How Idols Destroy Your Life
Scripture reveals that idols always disappoint and destroy. Isaiah 44:9-20 powerfully illustrates the absurdity of idolatry—a man uses part of a tree for fuel and warmth, then carves the rest into a god and prays to it for deliverance.
Idols promise what they cannot deliver:
- False security - They fail when you need them most
- Empty satisfaction - They leave you constantly craving more
- Broken relationships - They damage your connection with God and others
- Spiritual blindness - They deceive your heart and cloud your judgment
Habakkuk 2:18 asks, "What profit is an idol when its maker has shaped it?" The answer is none. Idols are "teachers of lies" that lead you away from the truth and life found only in God.
Breaking Free from Idols Through Scripture
Recognize God's Rightful Place
Begin by acknowledging that God alone deserves your ultimate trust, love, and devotion. He is the Creator, Sustainer, and Redeemer who loves you perfectly and provides for you completely.
Repent and Renounce
Confession is essential. Name your idols specifically and repent of the heart-level betrayal they represent. Ask God to forgive you for giving His glory to created things.
Replace with Right Worship
You can't simply remove idols—you must replace them with true worship of God. Fill your mind with Scripture, your time with prayer, and your life with service to His kingdom.
Trust God's Superior Promises
Every idol promises something that God provides infinitely better.

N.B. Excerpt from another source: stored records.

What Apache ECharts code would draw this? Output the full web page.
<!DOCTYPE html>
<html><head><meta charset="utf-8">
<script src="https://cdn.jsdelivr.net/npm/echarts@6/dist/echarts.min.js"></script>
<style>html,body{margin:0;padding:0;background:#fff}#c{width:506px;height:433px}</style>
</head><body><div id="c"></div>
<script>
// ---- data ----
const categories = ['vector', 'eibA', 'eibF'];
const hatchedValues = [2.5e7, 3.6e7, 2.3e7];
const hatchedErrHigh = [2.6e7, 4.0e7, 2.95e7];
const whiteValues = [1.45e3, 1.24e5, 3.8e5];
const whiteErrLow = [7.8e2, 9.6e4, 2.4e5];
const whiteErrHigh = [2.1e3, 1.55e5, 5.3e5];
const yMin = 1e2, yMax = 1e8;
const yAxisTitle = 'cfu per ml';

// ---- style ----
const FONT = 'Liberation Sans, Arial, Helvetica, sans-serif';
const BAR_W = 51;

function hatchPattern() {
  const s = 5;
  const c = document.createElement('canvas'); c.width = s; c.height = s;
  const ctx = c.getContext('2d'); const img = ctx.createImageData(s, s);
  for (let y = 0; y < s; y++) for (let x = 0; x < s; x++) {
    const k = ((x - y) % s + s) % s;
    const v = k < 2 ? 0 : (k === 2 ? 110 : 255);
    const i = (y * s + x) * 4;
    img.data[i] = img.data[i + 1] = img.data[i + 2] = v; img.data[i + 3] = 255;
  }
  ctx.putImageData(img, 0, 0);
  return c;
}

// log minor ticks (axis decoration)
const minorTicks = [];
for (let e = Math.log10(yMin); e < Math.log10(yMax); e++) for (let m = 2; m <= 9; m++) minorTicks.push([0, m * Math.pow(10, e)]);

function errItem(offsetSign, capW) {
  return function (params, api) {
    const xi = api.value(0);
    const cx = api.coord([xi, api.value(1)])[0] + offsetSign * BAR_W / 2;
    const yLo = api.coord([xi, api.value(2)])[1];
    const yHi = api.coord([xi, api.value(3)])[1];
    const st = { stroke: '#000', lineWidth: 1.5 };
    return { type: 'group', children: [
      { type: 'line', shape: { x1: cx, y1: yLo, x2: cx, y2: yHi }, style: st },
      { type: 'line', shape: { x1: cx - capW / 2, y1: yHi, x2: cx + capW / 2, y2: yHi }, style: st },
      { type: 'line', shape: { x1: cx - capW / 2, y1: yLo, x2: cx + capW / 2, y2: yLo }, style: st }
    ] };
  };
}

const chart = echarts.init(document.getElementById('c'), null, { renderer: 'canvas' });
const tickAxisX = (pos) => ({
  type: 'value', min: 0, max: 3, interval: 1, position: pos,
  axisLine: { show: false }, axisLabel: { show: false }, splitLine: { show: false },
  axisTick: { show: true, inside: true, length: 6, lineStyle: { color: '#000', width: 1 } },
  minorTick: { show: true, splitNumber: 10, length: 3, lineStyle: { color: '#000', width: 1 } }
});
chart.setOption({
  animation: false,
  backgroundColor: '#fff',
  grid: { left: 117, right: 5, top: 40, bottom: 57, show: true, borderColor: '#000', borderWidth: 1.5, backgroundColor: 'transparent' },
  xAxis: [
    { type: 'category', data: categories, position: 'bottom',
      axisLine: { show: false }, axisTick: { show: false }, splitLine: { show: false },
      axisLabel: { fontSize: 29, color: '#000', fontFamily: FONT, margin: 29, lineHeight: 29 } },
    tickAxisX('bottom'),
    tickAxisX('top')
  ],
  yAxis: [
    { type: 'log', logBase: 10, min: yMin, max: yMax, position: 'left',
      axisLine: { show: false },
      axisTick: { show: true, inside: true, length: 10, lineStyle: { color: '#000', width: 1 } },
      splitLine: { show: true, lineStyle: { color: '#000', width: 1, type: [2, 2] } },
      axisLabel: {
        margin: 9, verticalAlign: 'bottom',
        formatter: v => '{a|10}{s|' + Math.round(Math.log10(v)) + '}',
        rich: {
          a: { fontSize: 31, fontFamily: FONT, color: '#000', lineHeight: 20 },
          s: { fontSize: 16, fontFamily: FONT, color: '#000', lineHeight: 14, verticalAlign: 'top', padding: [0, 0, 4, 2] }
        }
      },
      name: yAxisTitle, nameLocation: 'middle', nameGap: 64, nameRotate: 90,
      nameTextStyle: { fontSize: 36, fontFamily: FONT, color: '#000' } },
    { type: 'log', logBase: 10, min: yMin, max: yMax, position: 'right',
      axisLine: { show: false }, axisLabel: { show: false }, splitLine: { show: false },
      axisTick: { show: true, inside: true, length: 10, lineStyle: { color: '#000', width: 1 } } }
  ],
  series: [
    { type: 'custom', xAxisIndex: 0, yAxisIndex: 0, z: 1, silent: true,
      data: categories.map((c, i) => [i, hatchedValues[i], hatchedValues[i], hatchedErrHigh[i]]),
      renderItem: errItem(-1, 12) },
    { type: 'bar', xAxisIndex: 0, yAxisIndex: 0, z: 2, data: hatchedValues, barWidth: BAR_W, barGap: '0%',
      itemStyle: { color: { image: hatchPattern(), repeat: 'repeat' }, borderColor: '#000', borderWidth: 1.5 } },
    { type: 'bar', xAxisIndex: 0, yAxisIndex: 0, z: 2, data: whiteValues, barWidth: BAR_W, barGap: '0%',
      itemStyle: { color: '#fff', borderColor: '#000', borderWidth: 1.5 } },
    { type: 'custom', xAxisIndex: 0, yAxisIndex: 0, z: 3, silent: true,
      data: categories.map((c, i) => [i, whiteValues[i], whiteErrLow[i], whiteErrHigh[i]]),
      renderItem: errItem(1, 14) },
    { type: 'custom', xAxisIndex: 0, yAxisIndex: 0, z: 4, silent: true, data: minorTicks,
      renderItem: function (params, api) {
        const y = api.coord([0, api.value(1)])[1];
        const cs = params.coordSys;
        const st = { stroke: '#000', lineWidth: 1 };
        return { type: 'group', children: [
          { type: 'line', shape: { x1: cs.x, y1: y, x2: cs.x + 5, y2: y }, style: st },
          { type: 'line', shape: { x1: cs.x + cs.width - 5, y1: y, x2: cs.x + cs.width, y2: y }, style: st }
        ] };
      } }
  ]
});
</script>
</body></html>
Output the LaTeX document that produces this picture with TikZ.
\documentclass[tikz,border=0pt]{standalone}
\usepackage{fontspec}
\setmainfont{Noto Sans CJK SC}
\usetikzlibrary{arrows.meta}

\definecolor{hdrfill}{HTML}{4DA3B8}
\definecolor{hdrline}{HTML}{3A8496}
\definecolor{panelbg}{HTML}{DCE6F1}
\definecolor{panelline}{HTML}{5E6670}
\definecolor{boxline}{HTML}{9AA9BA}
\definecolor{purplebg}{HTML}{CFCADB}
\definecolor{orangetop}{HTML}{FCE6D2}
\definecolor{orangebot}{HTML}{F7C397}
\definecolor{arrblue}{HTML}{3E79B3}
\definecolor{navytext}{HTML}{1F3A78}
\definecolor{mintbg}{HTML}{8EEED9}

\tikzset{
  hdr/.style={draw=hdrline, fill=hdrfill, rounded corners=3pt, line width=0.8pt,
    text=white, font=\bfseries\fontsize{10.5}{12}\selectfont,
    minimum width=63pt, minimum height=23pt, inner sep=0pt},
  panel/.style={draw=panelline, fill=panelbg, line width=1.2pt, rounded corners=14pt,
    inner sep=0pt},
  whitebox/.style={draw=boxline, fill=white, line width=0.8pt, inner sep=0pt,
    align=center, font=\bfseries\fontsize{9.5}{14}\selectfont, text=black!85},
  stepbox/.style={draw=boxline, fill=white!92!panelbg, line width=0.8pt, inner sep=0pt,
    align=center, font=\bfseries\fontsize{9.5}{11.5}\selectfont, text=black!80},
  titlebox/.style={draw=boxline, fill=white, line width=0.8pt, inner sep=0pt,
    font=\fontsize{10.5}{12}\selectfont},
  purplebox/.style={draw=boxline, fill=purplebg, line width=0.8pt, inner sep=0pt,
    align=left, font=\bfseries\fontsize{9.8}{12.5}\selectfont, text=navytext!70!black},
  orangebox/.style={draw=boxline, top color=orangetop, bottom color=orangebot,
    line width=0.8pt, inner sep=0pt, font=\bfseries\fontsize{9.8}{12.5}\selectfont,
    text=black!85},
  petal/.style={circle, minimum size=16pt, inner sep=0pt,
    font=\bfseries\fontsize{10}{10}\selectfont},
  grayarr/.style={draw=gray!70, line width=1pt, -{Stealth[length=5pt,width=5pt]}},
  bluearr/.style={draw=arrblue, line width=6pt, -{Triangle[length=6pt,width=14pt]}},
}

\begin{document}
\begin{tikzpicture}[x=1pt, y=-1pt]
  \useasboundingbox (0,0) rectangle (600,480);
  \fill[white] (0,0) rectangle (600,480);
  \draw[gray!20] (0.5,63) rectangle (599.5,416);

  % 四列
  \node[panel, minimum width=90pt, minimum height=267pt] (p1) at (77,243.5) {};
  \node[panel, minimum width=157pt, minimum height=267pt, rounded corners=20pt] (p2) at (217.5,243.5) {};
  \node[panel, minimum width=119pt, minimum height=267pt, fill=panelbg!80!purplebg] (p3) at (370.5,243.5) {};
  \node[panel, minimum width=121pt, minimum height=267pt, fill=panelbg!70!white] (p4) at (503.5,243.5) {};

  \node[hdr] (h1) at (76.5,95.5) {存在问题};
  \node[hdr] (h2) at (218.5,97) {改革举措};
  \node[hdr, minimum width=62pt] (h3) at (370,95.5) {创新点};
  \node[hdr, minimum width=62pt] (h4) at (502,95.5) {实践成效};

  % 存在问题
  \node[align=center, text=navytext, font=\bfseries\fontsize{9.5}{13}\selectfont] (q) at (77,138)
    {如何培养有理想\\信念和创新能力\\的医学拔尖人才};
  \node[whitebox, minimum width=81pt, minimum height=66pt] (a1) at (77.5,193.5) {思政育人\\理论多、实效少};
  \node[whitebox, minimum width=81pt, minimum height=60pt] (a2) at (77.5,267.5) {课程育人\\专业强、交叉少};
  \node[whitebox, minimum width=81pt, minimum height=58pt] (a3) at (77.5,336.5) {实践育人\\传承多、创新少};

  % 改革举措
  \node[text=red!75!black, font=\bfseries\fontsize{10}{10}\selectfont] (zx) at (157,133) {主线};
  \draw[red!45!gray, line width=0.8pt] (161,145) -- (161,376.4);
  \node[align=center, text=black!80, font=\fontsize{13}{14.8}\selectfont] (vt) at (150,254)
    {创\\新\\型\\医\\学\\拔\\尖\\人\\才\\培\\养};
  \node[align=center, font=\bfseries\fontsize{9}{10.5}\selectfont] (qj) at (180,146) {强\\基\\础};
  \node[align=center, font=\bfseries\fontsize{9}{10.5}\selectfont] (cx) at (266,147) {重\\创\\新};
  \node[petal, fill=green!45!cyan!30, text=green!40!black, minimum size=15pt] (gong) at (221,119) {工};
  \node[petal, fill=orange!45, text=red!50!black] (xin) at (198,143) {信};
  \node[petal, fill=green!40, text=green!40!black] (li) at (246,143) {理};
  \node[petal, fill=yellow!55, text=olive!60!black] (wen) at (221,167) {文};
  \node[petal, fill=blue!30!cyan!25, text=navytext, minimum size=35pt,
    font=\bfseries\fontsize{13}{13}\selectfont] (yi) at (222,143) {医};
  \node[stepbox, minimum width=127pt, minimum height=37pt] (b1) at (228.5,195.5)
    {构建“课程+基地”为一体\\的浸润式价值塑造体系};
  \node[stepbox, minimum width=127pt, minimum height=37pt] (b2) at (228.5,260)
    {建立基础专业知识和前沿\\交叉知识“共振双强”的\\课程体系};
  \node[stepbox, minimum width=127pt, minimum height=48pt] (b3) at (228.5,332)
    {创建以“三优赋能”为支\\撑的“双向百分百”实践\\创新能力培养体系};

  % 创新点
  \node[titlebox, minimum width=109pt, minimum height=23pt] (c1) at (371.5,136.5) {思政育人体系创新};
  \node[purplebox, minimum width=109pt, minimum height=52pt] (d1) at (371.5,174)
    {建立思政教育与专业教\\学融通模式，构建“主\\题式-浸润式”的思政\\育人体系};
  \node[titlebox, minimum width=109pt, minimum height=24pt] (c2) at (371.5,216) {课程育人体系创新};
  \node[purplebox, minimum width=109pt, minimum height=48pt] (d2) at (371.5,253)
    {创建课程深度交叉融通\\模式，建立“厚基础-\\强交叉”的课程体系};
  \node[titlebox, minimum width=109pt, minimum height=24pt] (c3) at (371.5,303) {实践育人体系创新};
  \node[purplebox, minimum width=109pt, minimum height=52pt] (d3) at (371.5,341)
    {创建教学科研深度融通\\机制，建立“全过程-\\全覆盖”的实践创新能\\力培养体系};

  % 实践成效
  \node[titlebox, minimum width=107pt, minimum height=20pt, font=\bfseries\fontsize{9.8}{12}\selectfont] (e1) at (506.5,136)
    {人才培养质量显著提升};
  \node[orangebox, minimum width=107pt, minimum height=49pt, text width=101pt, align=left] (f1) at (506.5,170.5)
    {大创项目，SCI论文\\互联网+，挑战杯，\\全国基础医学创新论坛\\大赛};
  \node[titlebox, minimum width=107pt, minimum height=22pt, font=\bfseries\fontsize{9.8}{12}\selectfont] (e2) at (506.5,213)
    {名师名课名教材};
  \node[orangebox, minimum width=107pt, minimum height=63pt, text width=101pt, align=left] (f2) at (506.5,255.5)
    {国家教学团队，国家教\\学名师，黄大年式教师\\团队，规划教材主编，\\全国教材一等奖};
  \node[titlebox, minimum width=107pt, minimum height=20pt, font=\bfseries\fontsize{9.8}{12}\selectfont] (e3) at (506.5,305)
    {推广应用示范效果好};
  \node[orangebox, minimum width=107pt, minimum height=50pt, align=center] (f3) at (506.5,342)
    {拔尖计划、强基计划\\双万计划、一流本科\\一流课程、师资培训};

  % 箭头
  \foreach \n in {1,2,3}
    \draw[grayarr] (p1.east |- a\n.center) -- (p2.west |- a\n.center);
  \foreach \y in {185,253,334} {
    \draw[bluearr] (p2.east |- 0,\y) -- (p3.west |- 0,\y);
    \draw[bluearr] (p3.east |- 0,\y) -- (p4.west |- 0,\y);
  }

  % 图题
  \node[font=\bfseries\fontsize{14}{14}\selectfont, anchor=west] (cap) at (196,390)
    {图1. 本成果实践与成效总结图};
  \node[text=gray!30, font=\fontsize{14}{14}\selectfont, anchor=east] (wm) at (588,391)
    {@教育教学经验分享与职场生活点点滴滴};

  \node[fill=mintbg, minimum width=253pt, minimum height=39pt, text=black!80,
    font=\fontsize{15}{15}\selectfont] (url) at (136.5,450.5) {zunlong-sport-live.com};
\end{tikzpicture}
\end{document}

Instead of trusting money for security, trust God as your Provider. Instead of seeking identity in achievements, find your worth as His beloved child.
Living Free from Idolatry
Paul commands believers to "flee from idolatry" (1 Corinthians 10:14). This isn't a one-time decision but a daily choice to keep God in His rightful place as the Lord of your life.
Regular self-examination using Scripture helps you identify emerging idols before they take root. Ask the Holy Spirit to search your heart and reveal anything competing with God for your affection and trust.
Remember that freedom from idolatry isn't about perfect performance—it's about grace. When you fail, God's mercy is greater than your sin. His love never wavers, even when your heart wanders.
The goal isn't to eliminate all enjoyment of God's good gifts but to receive them properly—as blessings from His hand rather than replacements for His presence. When God holds His rightful place as your ultimate treasure, everything else finds its proper order.
True freedom comes not from having no gods but from worshiping the right God—the One who created you, redeemed you, and will never fail you.